» **Aim of the exercise**
Read through the data and report every line in which the word "chart" occurs.

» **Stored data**
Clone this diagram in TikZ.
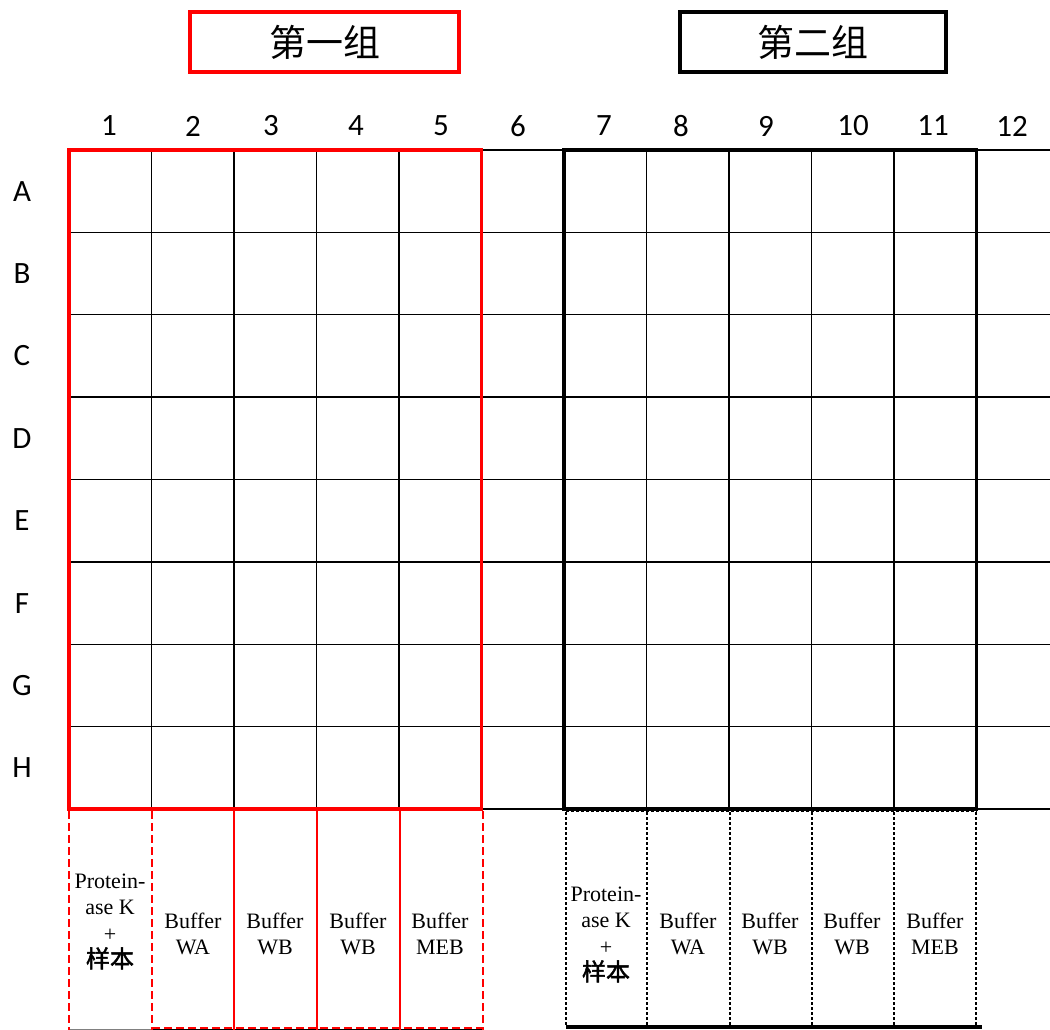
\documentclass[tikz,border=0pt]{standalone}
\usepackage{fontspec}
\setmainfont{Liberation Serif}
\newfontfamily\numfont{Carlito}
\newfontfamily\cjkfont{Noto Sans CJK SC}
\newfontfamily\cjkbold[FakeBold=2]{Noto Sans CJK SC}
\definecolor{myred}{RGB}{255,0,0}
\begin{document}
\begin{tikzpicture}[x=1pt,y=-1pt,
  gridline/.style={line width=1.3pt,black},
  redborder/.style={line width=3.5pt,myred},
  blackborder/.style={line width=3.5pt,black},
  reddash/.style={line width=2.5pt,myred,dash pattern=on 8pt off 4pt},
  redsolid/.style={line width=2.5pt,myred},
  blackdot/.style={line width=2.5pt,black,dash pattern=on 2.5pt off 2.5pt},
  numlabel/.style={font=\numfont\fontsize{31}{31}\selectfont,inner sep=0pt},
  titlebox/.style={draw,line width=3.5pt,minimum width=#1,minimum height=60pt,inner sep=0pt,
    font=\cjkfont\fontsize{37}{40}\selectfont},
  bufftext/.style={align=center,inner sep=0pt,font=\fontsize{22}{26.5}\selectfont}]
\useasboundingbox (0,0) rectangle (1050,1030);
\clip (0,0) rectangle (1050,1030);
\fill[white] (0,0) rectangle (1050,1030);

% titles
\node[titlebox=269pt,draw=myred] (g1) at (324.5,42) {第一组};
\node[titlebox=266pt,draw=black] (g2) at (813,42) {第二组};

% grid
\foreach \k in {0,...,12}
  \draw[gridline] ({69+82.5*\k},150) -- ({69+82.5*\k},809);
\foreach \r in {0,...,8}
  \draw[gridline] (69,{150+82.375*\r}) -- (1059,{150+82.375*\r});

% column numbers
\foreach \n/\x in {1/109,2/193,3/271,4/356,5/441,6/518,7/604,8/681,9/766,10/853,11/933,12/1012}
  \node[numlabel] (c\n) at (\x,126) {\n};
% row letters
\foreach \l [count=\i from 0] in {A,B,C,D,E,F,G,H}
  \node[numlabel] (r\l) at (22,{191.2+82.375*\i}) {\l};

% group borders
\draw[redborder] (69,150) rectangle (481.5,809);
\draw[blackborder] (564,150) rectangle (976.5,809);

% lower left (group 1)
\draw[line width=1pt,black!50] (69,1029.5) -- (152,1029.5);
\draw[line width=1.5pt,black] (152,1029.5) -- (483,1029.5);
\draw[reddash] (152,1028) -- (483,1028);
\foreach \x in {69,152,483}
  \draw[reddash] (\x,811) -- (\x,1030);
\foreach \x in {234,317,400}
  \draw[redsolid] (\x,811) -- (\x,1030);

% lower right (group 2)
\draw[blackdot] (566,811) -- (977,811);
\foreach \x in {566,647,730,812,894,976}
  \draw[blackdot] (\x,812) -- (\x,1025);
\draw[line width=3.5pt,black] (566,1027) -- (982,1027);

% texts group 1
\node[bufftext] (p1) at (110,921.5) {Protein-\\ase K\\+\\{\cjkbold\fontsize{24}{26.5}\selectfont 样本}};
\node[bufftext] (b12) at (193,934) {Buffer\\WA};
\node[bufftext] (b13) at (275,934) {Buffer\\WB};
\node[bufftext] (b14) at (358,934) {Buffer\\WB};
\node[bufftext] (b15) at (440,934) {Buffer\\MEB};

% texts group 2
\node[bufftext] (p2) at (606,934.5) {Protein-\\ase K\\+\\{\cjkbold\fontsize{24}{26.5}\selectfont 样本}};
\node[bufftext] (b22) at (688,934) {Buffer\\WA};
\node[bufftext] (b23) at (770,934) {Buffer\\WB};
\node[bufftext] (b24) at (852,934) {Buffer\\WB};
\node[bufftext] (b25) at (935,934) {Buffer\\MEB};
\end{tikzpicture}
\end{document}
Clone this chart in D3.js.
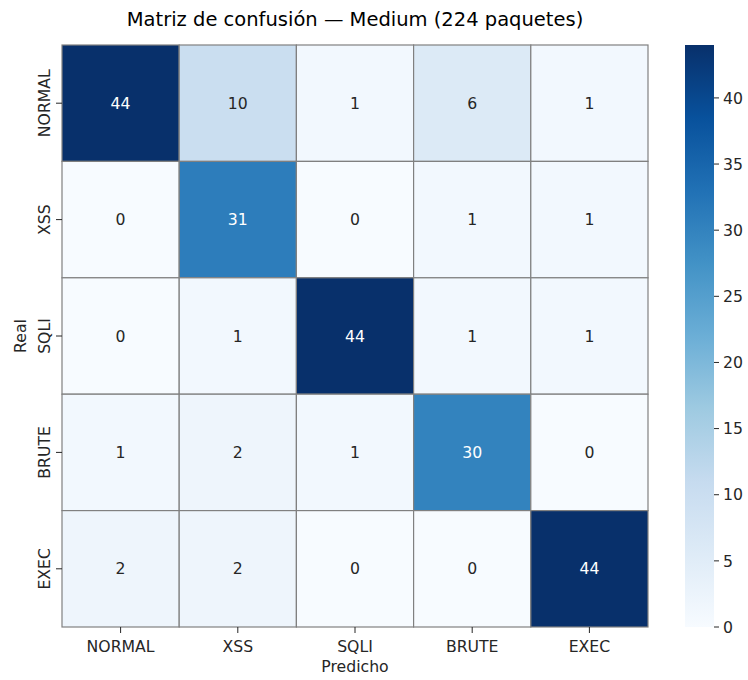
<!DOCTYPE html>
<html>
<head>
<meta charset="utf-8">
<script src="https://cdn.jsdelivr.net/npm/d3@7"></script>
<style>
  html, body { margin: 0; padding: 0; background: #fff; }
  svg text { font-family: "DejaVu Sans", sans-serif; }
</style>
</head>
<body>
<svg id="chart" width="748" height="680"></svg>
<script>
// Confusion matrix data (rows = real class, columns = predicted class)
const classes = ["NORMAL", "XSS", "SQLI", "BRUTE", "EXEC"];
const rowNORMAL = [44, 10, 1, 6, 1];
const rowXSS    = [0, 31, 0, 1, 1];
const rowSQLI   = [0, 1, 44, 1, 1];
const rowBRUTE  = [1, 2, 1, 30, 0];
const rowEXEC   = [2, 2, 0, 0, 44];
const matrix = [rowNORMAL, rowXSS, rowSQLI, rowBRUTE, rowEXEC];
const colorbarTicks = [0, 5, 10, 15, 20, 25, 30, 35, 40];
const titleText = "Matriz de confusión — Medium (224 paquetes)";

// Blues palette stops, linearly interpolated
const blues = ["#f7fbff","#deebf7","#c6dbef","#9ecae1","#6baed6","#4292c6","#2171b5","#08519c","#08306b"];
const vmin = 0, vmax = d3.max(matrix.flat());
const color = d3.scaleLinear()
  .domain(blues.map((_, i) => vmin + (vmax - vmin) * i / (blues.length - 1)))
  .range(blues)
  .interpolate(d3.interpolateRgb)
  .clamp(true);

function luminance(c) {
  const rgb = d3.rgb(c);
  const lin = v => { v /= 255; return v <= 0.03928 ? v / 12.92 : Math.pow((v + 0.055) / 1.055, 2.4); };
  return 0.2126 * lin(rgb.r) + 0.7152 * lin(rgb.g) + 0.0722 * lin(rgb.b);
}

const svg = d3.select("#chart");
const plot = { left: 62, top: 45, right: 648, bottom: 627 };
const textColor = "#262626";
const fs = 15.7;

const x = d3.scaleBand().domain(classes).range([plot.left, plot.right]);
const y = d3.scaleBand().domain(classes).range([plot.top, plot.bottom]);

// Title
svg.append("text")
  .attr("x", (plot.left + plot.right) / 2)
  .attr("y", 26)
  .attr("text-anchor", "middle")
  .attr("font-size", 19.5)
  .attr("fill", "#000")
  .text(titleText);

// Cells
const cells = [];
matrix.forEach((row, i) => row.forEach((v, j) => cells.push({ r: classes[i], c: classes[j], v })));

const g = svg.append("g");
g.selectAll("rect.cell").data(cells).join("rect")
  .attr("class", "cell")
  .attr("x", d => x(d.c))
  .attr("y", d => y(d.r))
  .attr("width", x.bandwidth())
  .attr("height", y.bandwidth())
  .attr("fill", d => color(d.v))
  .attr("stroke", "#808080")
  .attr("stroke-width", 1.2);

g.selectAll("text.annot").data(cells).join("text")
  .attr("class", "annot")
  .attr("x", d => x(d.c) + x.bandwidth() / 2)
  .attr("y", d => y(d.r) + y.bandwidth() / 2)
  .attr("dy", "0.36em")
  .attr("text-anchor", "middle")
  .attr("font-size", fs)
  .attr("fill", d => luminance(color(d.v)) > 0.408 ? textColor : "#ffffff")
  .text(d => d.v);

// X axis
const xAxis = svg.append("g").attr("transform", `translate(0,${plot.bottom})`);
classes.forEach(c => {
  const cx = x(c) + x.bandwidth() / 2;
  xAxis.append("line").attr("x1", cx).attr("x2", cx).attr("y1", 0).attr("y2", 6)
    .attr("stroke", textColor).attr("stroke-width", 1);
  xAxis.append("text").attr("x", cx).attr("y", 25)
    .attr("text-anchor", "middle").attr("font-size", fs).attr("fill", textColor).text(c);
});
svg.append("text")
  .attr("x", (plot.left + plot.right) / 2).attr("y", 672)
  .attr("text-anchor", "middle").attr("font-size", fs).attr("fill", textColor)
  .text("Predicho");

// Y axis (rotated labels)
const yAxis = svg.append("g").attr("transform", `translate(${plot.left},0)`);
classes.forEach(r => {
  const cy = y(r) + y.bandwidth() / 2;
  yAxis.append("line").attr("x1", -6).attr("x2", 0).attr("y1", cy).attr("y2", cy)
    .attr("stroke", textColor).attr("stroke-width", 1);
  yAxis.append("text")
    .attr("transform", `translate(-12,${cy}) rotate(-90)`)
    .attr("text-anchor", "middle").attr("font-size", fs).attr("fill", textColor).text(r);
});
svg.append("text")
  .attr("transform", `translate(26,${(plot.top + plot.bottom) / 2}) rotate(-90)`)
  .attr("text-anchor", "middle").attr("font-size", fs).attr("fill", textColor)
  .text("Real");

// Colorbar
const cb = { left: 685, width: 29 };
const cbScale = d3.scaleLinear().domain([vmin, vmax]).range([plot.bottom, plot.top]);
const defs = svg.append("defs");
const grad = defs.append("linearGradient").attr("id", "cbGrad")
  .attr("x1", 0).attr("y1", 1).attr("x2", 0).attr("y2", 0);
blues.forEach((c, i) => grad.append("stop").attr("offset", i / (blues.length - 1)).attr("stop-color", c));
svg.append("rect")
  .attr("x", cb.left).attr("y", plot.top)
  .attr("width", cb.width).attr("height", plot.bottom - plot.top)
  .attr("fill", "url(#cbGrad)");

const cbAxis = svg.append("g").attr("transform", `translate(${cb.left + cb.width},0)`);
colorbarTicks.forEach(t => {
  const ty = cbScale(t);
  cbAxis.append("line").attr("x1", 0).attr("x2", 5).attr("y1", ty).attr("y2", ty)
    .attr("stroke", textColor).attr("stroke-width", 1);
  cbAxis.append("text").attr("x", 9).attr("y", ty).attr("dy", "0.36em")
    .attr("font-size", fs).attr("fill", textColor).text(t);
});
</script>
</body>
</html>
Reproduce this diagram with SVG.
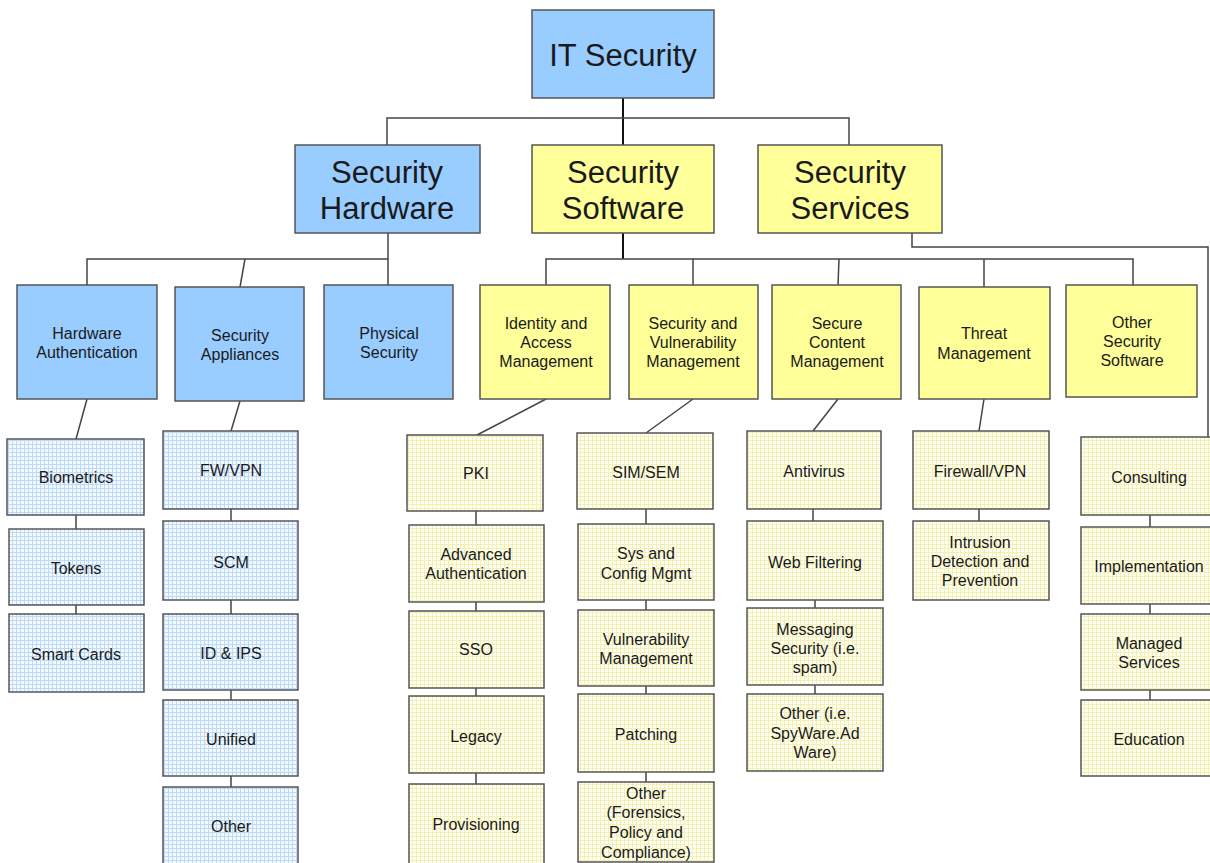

» **Response for this exercise**
Clone this chart in D3.js.
<svg id="chart" width="748" height="680"></svg>
const svg = d3.select("#chart");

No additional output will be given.